What the exercise asks:
Print exactly the lines from the first one down to the line that contains "from matplotlib.ticker import", both included, and skip the pictures.

=-=-=

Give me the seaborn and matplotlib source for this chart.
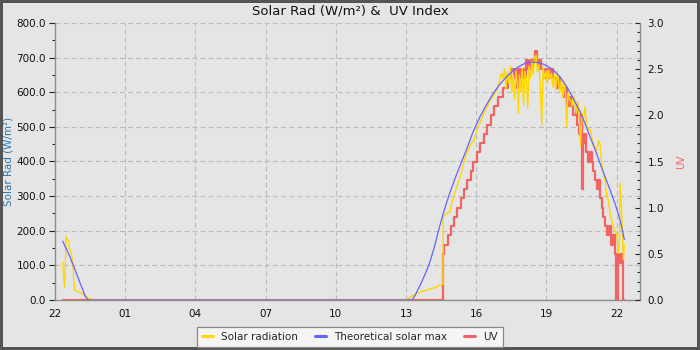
import matplotlib
matplotlib.use("Agg")
import matplotlib.pyplot as plt
import seaborn as sns
from matplotlib.lines import Line2D
from matplotlib.ticker import MultipleLocator, FormatStrFormatter

# ---------------- data (hours after 22:00 of the first day) ----------------
solar_hours = [0.34, 0.35, 0.38, 0.41, 0.44, 0.47, 0.52, 0.57, 0.62, 0.66, 0.71, 0.76, 0.79,
               0.82, 0.85, 0.95, 1.07, 1.15, 1.25, 1.35, 1.45, 1.58, 1.65,
               14.95, 15.03, 15.2, 15.46, 15.7, 15.88, 16.1, 16.31, 16.5, 16.58,
               16.59, 16.66, 16.74, 16.88, 16.95, 17.09, 17.31, 17.52, 17.74, 17.81, 17.9,
               18.02, 18.3, 18.59, 18.88,
               19.08, 19.15, 19.21, 19.27, 19.33, 19.4, 19.46, 19.52, 19.58, 19.64, 19.7,
               19.76, 19.8, 19.85, 19.91, 19.97, 20.02, 20.08, 20.14, 20.2, 20.26, 20.32,
               20.38, 20.44, 20.5, 20.56, 20.62, 20.68, 20.74, 20.8, 20.86, 20.92, 20.98,
               21.04, 21.1, 21.16, 21.22, 21.28, 21.34, 21.4, 21.46, 21.52, 21.58, 21.64,
               21.7, 21.76, 21.82, 21.87, 21.92, 21.98, 22.04, 22.1, 22.16, 22.22, 22.28,
               22.34, 22.4, 22.46, 22.52, 22.58, 22.65, 22.72, 22.8, 22.88, 22.94, 23.0,
               23.08, 23.15, 23.22, 23.29, 23.36, 23.43, 23.5, 23.58, 23.65, 23.72, 23.79,
               23.86, 23.93, 24.0, 24.08, 24.12, 24.15, 24.22, 24.29, 24.33]
solar_wm2 = [110, 87, 60, 38, 100, 183, 176, 170, 150, 140, 128, 108, 75,
             40, 29, 25, 23, 18, 15, 10, 5, 2, 0,
             0, 2, 9, 19, 25, 29, 33, 38, 43, 45,
             240, 245, 250, 255, 279, 310, 355, 410, 445, 455, 458,
             490, 535, 575, 605,
             655, 640, 668, 610, 660, 625, 675, 600, 650, 580, 660,
             620, 539, 650, 600, 670, 563, 660, 640, 554, 675, 640,
             690, 650, 700, 707, 660, 680, 620, 505, 674, 640, 660,
             626, 664, 640, 655, 615, 650, 607, 660, 630, 600, 640,
             585, 630, 590, 500, 598, 580, 575, 560, 590, 568, 540,
             575, 529, 445, 540, 520, 558, 500, 495, 491, 470, 452,
             440, 433, 460, 452, 395, 370, 347, 298, 289, 250, 230,
             212, 200, 193, 135, 170, 337, 250, 116, 160]

theory_hours = [0.33, 0.5, 0.64, 0.75, 0.86, 1.0, 1.07, 1.2, 1.28, 1.41,
                15.26, 15.4, 15.6, 15.8, 16.0, 16.2, 16.4, 16.59, 16.85, 17.09, 17.35,
                17.59, 17.85, 18.16, 18.45, 18.73, 19.0, 19.3, 19.6, 19.87, 20.1, 20.3,
                20.5, 20.73, 21.0, 21.3, 21.6, 21.87, 22.15, 22.44, 22.65, 22.86, 23.08,
                23.29, 23.5, 23.72, 23.95, 24.15, 24.33]
theory_wm2 = [170, 145, 124, 105, 87, 62, 49, 28, 12, 0,
              0, 15, 42, 72, 105, 150, 203, 250, 305, 350, 395,
              435, 483, 529, 565, 597, 622, 645, 664, 676, 684, 687,
              687, 685, 677, 664, 643, 616, 582, 544, 510, 472, 435,
              395, 357, 318, 275, 231, 175]

uv_hours = [0.34, 16.56, 16.64, 16.78, 16.92, 17.05, 17.2, 17.33, 17.47, 17.62, 17.76,
            17.88, 18.02, 18.18, 18.33, 18.48, 18.62, 18.78, 18.95, 19.15, 19.35, 19.5,
            19.6, 19.68, 19.75, 19.82, 19.9, 19.98, 20.05, 20.12, 20.2, 20.28, 20.36,
            20.44, 20.5, 20.58, 20.62, 20.7, 20.78, 20.9, 21.0, 21.1, 21.2, 21.3, 21.4,
            21.5, 21.6, 21.7, 21.8, 21.88, 21.95, 22.05, 22.15, 22.25, 22.32, 22.4,
            22.45, 22.52, 22.56, 22.62, 22.7, 22.78, 22.86, 22.94, 23.0, 23.08, 23.15,
            23.22, 23.29, 23.36, 23.43, 23.5, 23.58, 23.68, 23.75, 23.85, 23.93, 23.97,
            24.06, 24.12, 24.18, 24.26, 24.29, 24.32]
uv_index = [0.0, 0.5, 0.6, 0.7, 0.8, 0.9, 1.0, 1.1, 1.2, 1.3, 1.4,
            1.5, 1.6, 1.7, 1.8, 1.9, 2.0, 2.1, 2.2, 2.3, 2.4, 2.5,
            2.4, 2.5, 2.3, 2.5, 2.4, 2.5, 2.4, 2.6, 2.5, 2.6, 2.5,
            2.6, 2.7, 2.6, 2.5, 2.6, 2.5, 2.4, 2.5, 2.4, 2.5, 2.4, 2.3,
            2.4, 2.3, 2.2, 2.3, 2.1, 2.2, 2.1, 2.0, 2.1, 1.9, 1.8,
            2.0, 1.2, 1.7, 1.8, 1.6, 1.5, 1.6, 1.5, 1.4, 1.3, 1.2,
            1.3, 1.1, 1.0, 0.9, 0.8, 0.7, 0.8, 0.6, 0.7, 0.5, 0.0,
            0.5, 0.4, 0.5, 0.3, 0.0, 0.0]

xtick_labels = ["22", "01", "04", "07", "10", "13", "16", "19", "22"]
legend_labels = ["Solar radiation", "Theoretical solar max", "UV"]
title_text = "Solar Rad (W/m\u00b2) &  UV Index"
left_label = "Solar Rad (W/m\u00b2)"
right_label = "UV"

# ---------------- style ----------------
sns.set_style("white")
plt.rcParams['font.family'] = ['DejaVu Sans']
plt.rcParams['lines.scale_dashes'] = False

BG = '#e5e5e5'
C_SOLAR = '#ffd700'
C_THEORY = '#6464ff'
C_UV = '#f26464'
SPINE = '#8c8c8c'

fig = plt.figure(figsize=(7, 3.5), dpi=100, facecolor=BG,
                 edgecolor='#555555', linewidth=4)
ax = fig.add_axes([55/700, 50/350, 585/700, 277/350])
ax.set_facecolor(BG)
ax.set_xlim(0, 25)
ax.set_ylim(0, 800)

ax_uv = ax.twinx()
ax_uv.set_ylim(0, 3.0)
ax_top = ax.twinx()
ax_top.set_ylim(0, 800)

# UV (bottom-most line)
sns.lineplot(x=uv_hours, y=uv_index, ax=ax_uv, color=C_UV, linewidth=1.6,
             drawstyle='steps-post', estimator=None, errorbar=None, sort=False, legend=False)
# solar radiation and theoretical max on top
sns.lineplot(x=solar_hours, y=solar_wm2, ax=ax_top, color=C_SOLAR, linewidth=1.0,
             estimator=None, errorbar=None, sort=False, legend=False)
sns.lineplot(x=theory_hours, y=theory_wm2, ax=ax_top, color=C_THEORY, linewidth=0.9,
             estimator=None, errorbar=None, sort=False, legend=False)
ax_top.set_ylim(0, 800)
ax_top.set_xlim(0, 25)
ax_top.set_ylabel('')
ax_top.set_yticks([])
for s in ax_top.spines.values():
    s.set_visible(False)

# x axis
ax.set_xticks(range(0, 25, 3))
ax.set_xticklabels(xtick_labels)
ax.set_xticks(range(0, 26), minor=True)

# left axis
ax.yaxis.set_major_locator(MultipleLocator(100))
ax.yaxis.set_minor_locator(MultipleLocator(50))
ax.yaxis.set_major_formatter(FormatStrFormatter('%.1f'))
ax.tick_params(axis='both', which='major', direction='out', length=4, width=0.8,
               color='#222222', labelsize=7.5, pad=2.5, labelcolor='#111111')
ax.tick_params(axis='both', which='minor', direction='out', length=2.4, width=0.8,
               color='#222222')
ax.set_ylabel('')
ax.grid(True, which='major', color='#bcbcbc', linestyle=(0, (3.6, 2.2)), linewidth=0.8)
ax.set_axisbelow(True)

# right axis
ax_uv.yaxis.set_major_locator(MultipleLocator(0.5))
ax_uv.yaxis.set_minor_locator(MultipleLocator(0.1))
ax_uv.yaxis.set_major_formatter(FormatStrFormatter('%.1f'))
ax_uv.tick_params(axis='y', which='major', direction='in', length=3.6, width=0.8,
                  color='#222222', labelsize=7.5, pad=5.5, labelcolor='#111111')
ax_uv.tick_params(axis='y', which='minor', direction='in', length=2.2, width=0.8,
                  color='#222222')
ax_uv.set_ylabel('')

for name, s in ax.spines.items():
    s.set_visible(name in ('left', 'bottom'))
    s.set_color(SPINE)
    s.set_linewidth(1.0)
for name, s in ax_uv.spines.items():
    s.set_visible(name == 'right')
    s.set_color(SPINE)
    s.set_linewidth(1.0)

# texts
fig.text(0.5, 1 - 11/350, title_text, ha='center', va='center', fontsize=9.5, color='#111111')
fig.text(9/700, 1 - 161.5/350, left_label, ha='center', va='center', rotation=90,
         fontsize=7.5, color='#2f77ad')
fig.text(681/700, 1 - 161.5/350, right_label, ha='center', va='center', rotation=90,
         fontsize=7.5, color=C_UV)

handles = [Line2D([], [], color=C_SOLAR, linewidth=2.2),
           Line2D([], [], color=C_THEORY, linewidth=2.2),
           Line2D([], [], color=C_UV, linewidth=2.2)]
leg = fig.legend(handles, legend_labels, loc='center', bbox_to_anchor=(350/700, 1 - 337/350),
                 ncol=3, fontsize=7.5, frameon=True, fancybox=False, edgecolor='#888888',
                 facecolor='#f5f5f5', framealpha=1, handlelength=1.05, handletextpad=0.8,
                 columnspacing=1.6, borderpad=0.45)
leg.get_frame().set_linewidth(0.9)

fig.savefig('out.png', dpi=100, facecolor=BG, edgecolor='#555555')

=-=-=

Output below:
Give me the seaborn and matplotlib source for this chart.
import matplotlib
matplotlib.use("Agg")
import matplotlib.pyplot as plt
import seaborn as sns
from matplotlib.lines import Line2D
from matplotlib.ticker import MultipleLocator, FormatStrFormatter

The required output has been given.